** Aim **
Without the images, output each record below as it stands.

(Figure scripts)

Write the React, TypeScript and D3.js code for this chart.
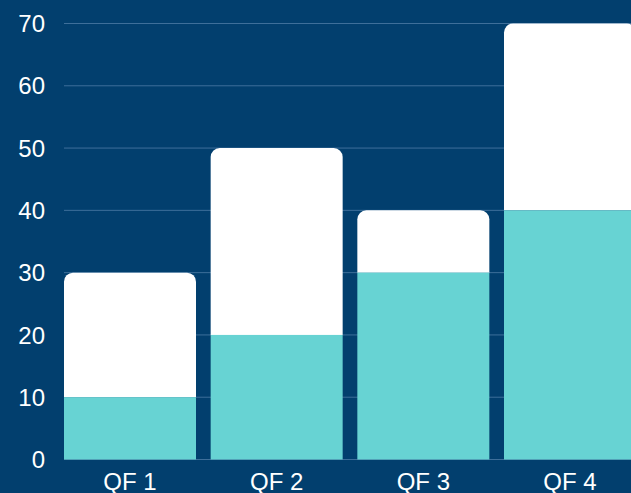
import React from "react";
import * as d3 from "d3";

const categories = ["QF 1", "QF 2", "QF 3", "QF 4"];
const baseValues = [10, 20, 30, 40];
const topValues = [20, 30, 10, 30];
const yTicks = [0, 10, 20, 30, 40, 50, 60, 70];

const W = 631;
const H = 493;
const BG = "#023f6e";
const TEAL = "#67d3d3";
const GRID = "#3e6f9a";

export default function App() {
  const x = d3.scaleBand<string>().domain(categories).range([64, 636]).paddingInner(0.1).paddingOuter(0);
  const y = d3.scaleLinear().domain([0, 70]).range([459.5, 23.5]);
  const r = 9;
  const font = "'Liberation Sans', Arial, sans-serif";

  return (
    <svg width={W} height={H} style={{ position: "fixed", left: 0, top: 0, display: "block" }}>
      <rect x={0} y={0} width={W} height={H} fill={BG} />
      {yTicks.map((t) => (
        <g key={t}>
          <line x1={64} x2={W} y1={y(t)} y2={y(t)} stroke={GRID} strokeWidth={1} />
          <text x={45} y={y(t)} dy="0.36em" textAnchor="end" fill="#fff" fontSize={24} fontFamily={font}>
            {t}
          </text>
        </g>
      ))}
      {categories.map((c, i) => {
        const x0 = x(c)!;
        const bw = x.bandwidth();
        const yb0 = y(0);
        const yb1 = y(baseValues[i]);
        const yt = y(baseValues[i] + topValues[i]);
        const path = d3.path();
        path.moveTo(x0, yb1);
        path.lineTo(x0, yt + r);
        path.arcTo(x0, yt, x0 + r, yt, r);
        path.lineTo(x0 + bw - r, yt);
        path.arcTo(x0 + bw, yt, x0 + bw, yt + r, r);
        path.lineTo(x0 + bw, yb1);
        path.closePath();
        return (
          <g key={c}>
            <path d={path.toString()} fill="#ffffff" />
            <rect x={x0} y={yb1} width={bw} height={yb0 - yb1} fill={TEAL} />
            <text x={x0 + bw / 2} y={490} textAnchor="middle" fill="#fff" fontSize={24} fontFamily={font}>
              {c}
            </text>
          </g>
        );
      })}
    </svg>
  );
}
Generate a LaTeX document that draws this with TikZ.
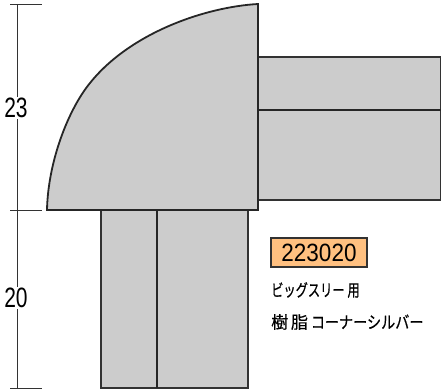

** Response to this exercise **
Write the React, TypeScript and D3.js code for this chart.
import React from "react";
import * as d3 from "d3";

const categories = ["QF 1", "QF 2", "QF 3", "QF 4"];
const baseValues = [10, 20, 30, 40];
const topValues = [20, 30, 10, 30];
const yTicks = [0, 10, 20, 30, 40, 50, 60, 70];

const W = 631;
const H = 493;
const BG = "#023f6e";
const TEAL = "#67d3d3";
const GRID = "#3e6f9a";

export default function App() {
  const x = d3.scaleBand<string>().domain(categories).range([64, 636]).paddingInner(0.1).paddingOuter(0);
  const y = d3.scaleLinear().domain([0, 70]).range([459.5, 23.5]);
  const r = 9;
  const font = "'Liberation Sans', Arial, sans-serif";

  return (
    <svg width={W} height={H} style={{ position: "fixed", left: 0, top: 0, display: "block" }}>
      <rect x={0} y={0} width={W} height={H} fill={BG} />
      {yTicks.map((t) => (
        <g key={t}>
          <line x1={64} x2={W} y1={y(t)} y2={y(t)} stroke={GRID} strokeWidth={1} />
          <text x={45} y={y(t)} dy="0.36em" textAnchor="end" fill="#fff" fontSize={24} fontFamily={font}>
            {t}
          </text>
        </g>
      ))}
      {categories.map((c, i) => {
        const x0 = x(c)!;
        const bw = x.bandwidth();
        const yb0 = y(0);
        const yb1 = y(baseValues[i]);
        const yt = y(baseValues[i] + topValues[i]);
        const path = d3.path();
        path.moveTo(x0, yb1);
        path.lineTo(x0, yt + r);
        path.arcTo(x0, yt, x0 + r, yt, r);
        path.lineTo(x0 + bw - r, yt);
        path.arcTo(x0 + bw, yt, x0 + bw, yt + r, r);
        path.lineTo(x0 + bw, yb1);
        path.closePath();
        return (
          <g key={c}>
            <path d={path.toString()} fill="#ffffff" />
            <rect x={x0} y={yb1} width={bw} height={yb0 - yb1} fill={TEAL} />
            <text x={x0 + bw / 2} y={490} textAnchor="middle" fill="#fff" fontSize={24} fontFamily={font}>
              {c}
            </text>
          </g>
        );
      })}
    </svg>
  );
}
Generate a LaTeX document that draws this with TikZ.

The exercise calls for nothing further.